The EAA Founder’s Innovation Prize is a serious competition. This year’s goal was to find the projects that could best address the problem of fatal loss of control accidents in amateur-built aircraft—loss of control being the number one cause of fatal accidents in that category. Not something necessarily geared towards young aviators. But high school students Thomas Baron, Justin Zhou, and Max Lord took a chance and entered their solution—and it paid off to the tune of $25,000.
Their entry, called the “Remora System,” began as a school project, but it didn’t stay that way. Remora shows airspeed and angle of attack on a head-mounted display, which gets sensor inputs from a pod mounted under the wing. The Remora System allows pilots to monitor AoA and airspeed continuously without having to glance down at the panel.
There were more than 70 submissions to the competition this year. The judges reviewed all of them and selected five finalists before AirVenture. They were looking for projects that were well-developed and easy to implement.
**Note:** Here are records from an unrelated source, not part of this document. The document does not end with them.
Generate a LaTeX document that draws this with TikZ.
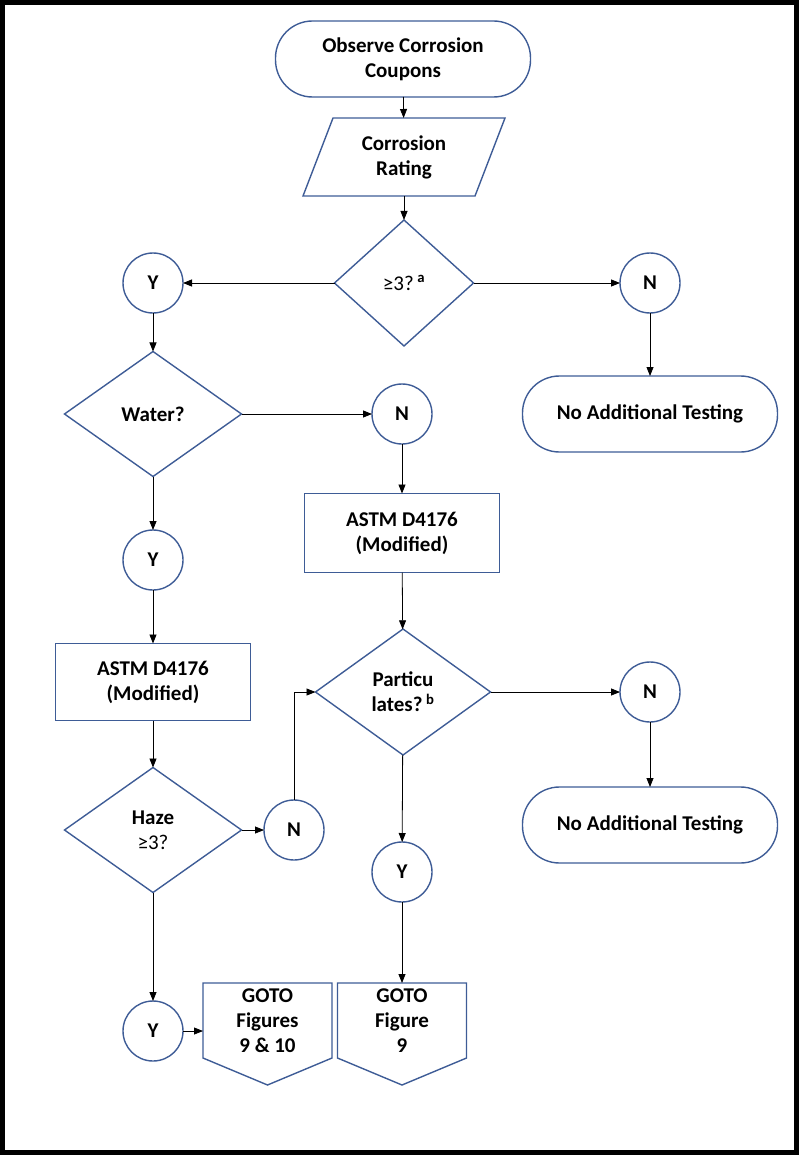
\documentclass[tikz,border=0pt]{standalone}
\usepackage{fontspec}
\setmainfont{Carlito}
\usetikzlibrary{shapes.geometric,arrows.meta,calc}
\definecolor{shapeblue}{RGB}{62,92,150}

\begin{document}
\begin{tikzpicture}[x=1pt,y=-1pt,
  every node/.style={font=\fontsize{21}{25}\selectfont\bfseries, align=center, inner sep=0pt, outer sep=0pt},
  termbox/.style={rectangle, rounded corners=37pt, draw=shapeblue, line width=1.4pt, minimum width=255pt, minimum height=76pt},
  iobox/.style={rectangle, minimum width=172pt, minimum height=78pt},
  testbox/.style={rectangle, draw=shapeblue, line width=1.4pt, minimum width=195pt, minimum height=77pt},
  choice/.style={diamond, draw=shapeblue, line width=1.4pt, minimum width=177pt, minimum height=125pt},
  answer/.style={circle, draw=shapeblue, line width=1.4pt, minimum size=60pt},
  gotobox/.style={rectangle, minimum width=129pt, minimum height=75pt},
  conn/.style={-{Triangle[length=9pt,width=7pt]}, line width=0.8pt}]

\useasboundingbox (0,0) rectangle (799,1155);
\draw[line width=5pt] (2.5,2.5) rectangle (796.5,1152.5);

% main column
\node[termbox] (start) at (403,59) {Observe Corrosion\\Coupons};
\node[iobox] (rating) at (404,157) {Corrosion\\Rating};
\node[choice, minimum width=139pt, minimum height=126pt] (crit) at (404,283) {{\mdseries ≥3?}\,\textsuperscript{a}};
\node[answer] (y1) at (153,283) {Y};
\node[answer] (n1) at (650,283) {N};
\node[termbox] (stop1) at (650,414) {No Additional Testing};

% water branch
\node[choice] (water) at (153,414) {Water?};
\node[answer] (n2) at (402,414) {N};
\node[testbox, minimum height=79pt] (astmA) at (402,533) {ASTM D4176\\(Modified)};
\node[choice, minimum width=175pt, minimum height=126pt] (part) at (403,692) {Particu\\lates?\,\textsuperscript{b}};
\node[answer] (n4) at (650,692) {N};
\node[termbox] (stop2) at (650,825) {No Additional Testing};
\node[answer] (y3) at (402,872) {Y};
\node[gotobox] (goB) at (402,1020.5) {GOTO\\Figure\\9};

\node[answer] (y2) at (153,560) {Y};
\node[testbox] (astmB) at (153,682) {ASTM D4176\\(Modified)};
\node[choice] (haze) at (153,830) {Haze\\{\mdseries ≥3?}};
\node[answer] (n3) at (294,830) {N};
\node[answer] (y4) at (153,1031) {Y};
\node[gotobox] (goA) at (267.5,1020.5) {GOTO\\Figures\\9 \& 10};

% slanted input outline
\draw[shapeblue, line width=1.4pt] ($(rating.north west)+(15,0)$) -- ($(rating.north east)+(15,0)$)
  -- ($(rating.south east)+(-15,0)$) -- ($(rating.south west)+(-15,0)$) -- cycle;

% off-page outlines
\foreach \g in {goA,goB}
  \draw[shapeblue, line width=1.4pt] (\g.north west) -- (\g.north east) -- (\g.south east)
    -- ($(\g.south)+(0,27)$) -- (\g.south west) -- cycle;

% connectors
\draw[conn] (start) -- (rating);
\draw[conn] (rating) -- (crit);
\draw[conn] (crit) -- (y1);
\draw[conn] (crit) -- (n1);
\draw[conn] (n1) -- (stop1);
\draw[conn] (y1) -- (water);
\draw[conn] (water) -- (n2);
\draw[conn] (n2) -- (astmA);
\draw[conn] (astmA) -- (part);
\draw[conn] (part) -- (n4);
\draw[conn] (n4) -- (stop2);
\draw[conn] (part) -- (y3);
\draw[conn] (y3) -- (goB);
\draw[conn] (water) -- (y2);
\draw[conn] (y2) -- (astmB);
\draw[conn] (astmB) -- (haze);
\draw[conn] (haze) -- (n3);
\draw[conn] (n3) |- (part.west);
\draw[conn] (haze) -- (y4);
\draw[conn] (y4.east) -- (y4.east -| goA.west);
\end{tikzpicture}
\end{document}
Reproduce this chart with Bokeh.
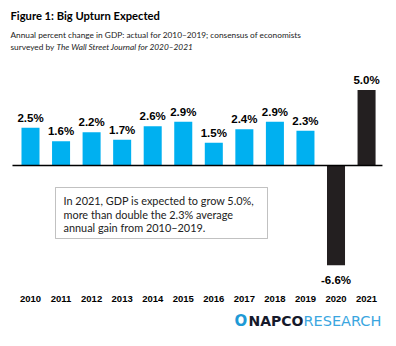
from bokeh.plotting import figure
from bokeh.models import ColumnDataSource, Range1d, Label, BoxAnnotation
from bokeh.core.properties import value
from bokeh.embed import file_html
from bokeh.resources import INLINE

# ---- data ----
years = ["2010", "2011", "2012", "2013", "2014", "2015", "2016", "2017", "2018", "2019", "2020", "2021"]
gdp = [2.5, 1.6, 2.2, 1.7, 2.6, 2.9, 1.5, 2.4, 2.9, 2.3, -6.6, 5.0]
kind = ["actual"] * 10 + ["forecast"] * 2
value_labels = ["2.5%", "1.6%", "2.2%", "1.7%", "2.6%", "2.9%", "1.5%", "2.4%", "2.9%", "2.3%", "-6.6%", "5.0%"]

title_text = "Figure 1: Big Upturn Expected"
subtitle_1 = "Annual percent change in GDP: actual for 2010\u20132019;  consensus of economists"
subtitle_2a = "surveyed by"
subtitle_2b = "The Wall Street Journal for 2020\u20132021"
note_lines = ["In 2021, GDP is expected to grow 5.0%,",
              "more than double the 2.3% average",
              "annual gain from 2010\u20132019."]

W, H = 396, 346
BLUE = "#00B0F0"
DARK = "#231F20"
colors = [BLUE if k == "actual" else DARK for k in kind]

xs = list(range(len(years)))
src = ColumnDataSource(dict(x=xs, year=years, gdp=gdp, color=colors, lab=value_labels))
pos = ColumnDataSource(dict(x=[x for x, v in zip(xs, gdp) if v >= 0],
                            y=[v for v in gdp if v >= 0],
                            lab=[l for l, v in zip(value_labels, gdp) if v >= 0]))
neg = ColumnDataSource(dict(x=[x for x, v in zip(xs, gdp) if v < 0],
                            y=[v for v in gdp if v < 0],
                            lab=[l for l, v in zip(value_labels, gdp) if v < 0]))

p = figure(width=W, height=H, x_range=Range1d(-0.982, 11.98), y_range=Range1d(-11.99, 10.93),
           output_backend="svg", toolbar_location=None, min_border=0,
           x_axis_location=None, y_axis_location=None)
p.grid.visible = False
p.outline_line_color = None
p.background_fill_color = "white"
p.border_fill_color = "white"

p.vbar(x="x", top="gdp", bottom=0, width=0.59, fill_color="color", line_color=None, source=src)
p.segment(x0=[-0.59], y0=[0], x1=[len(years) - 1 + 0.52], y1=[0], line_color="black", line_width=1.5)

lab_font = value("Liberation Sans")
p.text(x="x", y="y", text="lab", source=pos, text_font=lab_font, text_font_style="bold",
       text_font_size="11.5px", text_align="center", text_baseline="bottom", y_offset=-4, text_color="black")
p.text(x="x", y="y", text="lab", source=neg, text_font=lab_font, text_font_style="bold",
       text_font_size="11.5px", text_align="center", text_baseline="top", y_offset=9, text_color="black")
p.text(x="x", y=min(gdp), text="year", source=src, text_font=lab_font, text_font_style="bold",
       text_font_size="9.5px", text_align="center", text_baseline="middle", y_offset=34, text_color="black")

FT = "Lato"
def lab(x, y, t, size, style="normal", color="black", font=FT):
    p.add_layout(Label(x=x, y=H - y, x_units="screen", y_units="screen", text=t,
                       text_font=font, text_font_size=size, text_font_style=style,
                       text_color=color, text_baseline="middle", text_align="left"))

lab(10, 15, title_text, "11.2px", "bold")
lab(10, 34, subtitle_1, "8.3px", color="#222222")
lab(10, 46, subtitle_2a, "8.3px", color="#222222")
lab(56, 46, subtitle_2b, "8.3px", "italic", color="#222222")

p.add_layout(BoxAnnotation(left=55, right=267, top=H - 187, bottom=H - 238,
                           left_units="screen", right_units="screen", top_units="screen", bottom_units="screen",
                           fill_color=None, fill_alpha=0, line_color="#333333", line_width=1))
for i, t in enumerate(note_lines):
    lab(63, 200 + i * 13.5, t, "10.9px", color="#222222")

lab(234, 320, "O", "15px", "bold", "#1E9AD6", "DejaVu Sans")
lab(248, 320, "NAPCO", "14px", "bold", "#15192B", "DejaVu Sans")
lab(303, 320, "RESEARCH", "14.5px", "normal", "#3AA6DF", "DejaVu Sans")

open("out.html", "w").write(file_html(p, INLINE))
The finalists were interviewed and questioned about their projects at the show on Tuesday, and the winner was selected there. The members of the judging panel were former NASA shuttle commander and chairman of EAA’s safety committee Charlie Precourt, aerobatic champion Michael Goulian, former NTSB senior air safety investigator Gregory Feith, civilian test pilot Dave Morss, and Van’s Aircraft founder and chief designer Dick VanGrunsven.